Problem description: Determine the number of lines containing the word "this", and state that figure alone.

Stored records:
◆ ◆ ◆

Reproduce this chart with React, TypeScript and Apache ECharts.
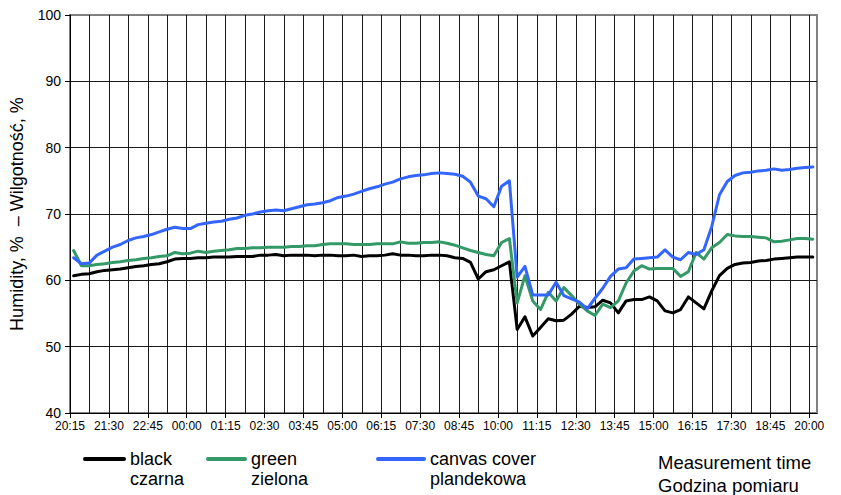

◆ ◆ ◆

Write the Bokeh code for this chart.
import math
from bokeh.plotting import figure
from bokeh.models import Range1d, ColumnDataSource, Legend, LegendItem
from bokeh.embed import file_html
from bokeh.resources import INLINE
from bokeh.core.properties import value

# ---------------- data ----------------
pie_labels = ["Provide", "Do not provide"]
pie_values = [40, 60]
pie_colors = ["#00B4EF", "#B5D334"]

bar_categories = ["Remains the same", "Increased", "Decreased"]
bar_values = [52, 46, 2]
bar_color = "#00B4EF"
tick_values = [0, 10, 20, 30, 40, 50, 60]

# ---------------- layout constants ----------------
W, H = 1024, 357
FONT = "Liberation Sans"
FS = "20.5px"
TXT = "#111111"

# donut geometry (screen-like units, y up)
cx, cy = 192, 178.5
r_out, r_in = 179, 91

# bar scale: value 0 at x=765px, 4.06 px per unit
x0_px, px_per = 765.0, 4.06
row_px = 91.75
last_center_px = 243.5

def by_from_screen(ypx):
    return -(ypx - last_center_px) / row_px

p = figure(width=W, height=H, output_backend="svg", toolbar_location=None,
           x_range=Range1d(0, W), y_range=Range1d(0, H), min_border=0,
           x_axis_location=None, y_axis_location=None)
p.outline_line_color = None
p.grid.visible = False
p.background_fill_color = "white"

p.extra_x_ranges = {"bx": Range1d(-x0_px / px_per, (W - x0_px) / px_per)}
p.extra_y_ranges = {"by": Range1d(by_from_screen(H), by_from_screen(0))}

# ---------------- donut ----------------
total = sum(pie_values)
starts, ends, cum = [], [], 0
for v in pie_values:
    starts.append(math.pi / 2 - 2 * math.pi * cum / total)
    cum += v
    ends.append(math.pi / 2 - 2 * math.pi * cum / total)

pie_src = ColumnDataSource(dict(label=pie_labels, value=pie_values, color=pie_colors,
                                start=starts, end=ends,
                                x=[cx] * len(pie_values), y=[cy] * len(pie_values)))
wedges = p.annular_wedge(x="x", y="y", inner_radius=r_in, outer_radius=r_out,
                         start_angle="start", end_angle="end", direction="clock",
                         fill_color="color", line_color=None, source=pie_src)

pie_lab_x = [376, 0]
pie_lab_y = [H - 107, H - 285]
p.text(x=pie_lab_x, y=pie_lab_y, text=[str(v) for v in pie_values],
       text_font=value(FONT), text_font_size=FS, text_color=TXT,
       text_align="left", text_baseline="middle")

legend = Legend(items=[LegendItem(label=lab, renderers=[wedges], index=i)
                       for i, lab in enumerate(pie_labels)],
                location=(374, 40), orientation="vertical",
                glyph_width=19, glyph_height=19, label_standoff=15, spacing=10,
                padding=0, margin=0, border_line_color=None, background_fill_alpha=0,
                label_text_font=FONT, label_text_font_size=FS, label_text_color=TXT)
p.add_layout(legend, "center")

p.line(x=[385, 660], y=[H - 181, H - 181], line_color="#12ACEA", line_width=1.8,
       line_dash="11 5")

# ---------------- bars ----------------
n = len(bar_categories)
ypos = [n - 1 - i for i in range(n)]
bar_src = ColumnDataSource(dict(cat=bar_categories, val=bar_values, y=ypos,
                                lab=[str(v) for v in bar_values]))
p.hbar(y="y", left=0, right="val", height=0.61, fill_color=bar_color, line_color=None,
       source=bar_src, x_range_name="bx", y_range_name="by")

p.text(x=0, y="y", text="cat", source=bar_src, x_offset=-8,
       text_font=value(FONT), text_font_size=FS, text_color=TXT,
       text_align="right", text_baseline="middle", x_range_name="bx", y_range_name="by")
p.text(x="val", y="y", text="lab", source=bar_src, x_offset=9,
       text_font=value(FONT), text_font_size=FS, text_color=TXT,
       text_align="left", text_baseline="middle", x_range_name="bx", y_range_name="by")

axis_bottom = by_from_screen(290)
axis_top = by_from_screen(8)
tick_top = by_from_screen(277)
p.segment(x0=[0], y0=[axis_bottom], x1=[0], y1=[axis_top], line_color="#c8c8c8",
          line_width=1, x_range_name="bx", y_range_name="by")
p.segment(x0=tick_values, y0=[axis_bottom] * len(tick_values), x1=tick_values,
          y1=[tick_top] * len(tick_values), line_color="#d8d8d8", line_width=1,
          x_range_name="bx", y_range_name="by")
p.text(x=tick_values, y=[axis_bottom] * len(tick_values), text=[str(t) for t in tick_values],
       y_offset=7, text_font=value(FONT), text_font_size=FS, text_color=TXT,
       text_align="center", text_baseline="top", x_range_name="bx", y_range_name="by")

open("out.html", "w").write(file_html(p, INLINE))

◆ ◆ ◆

Result below: 2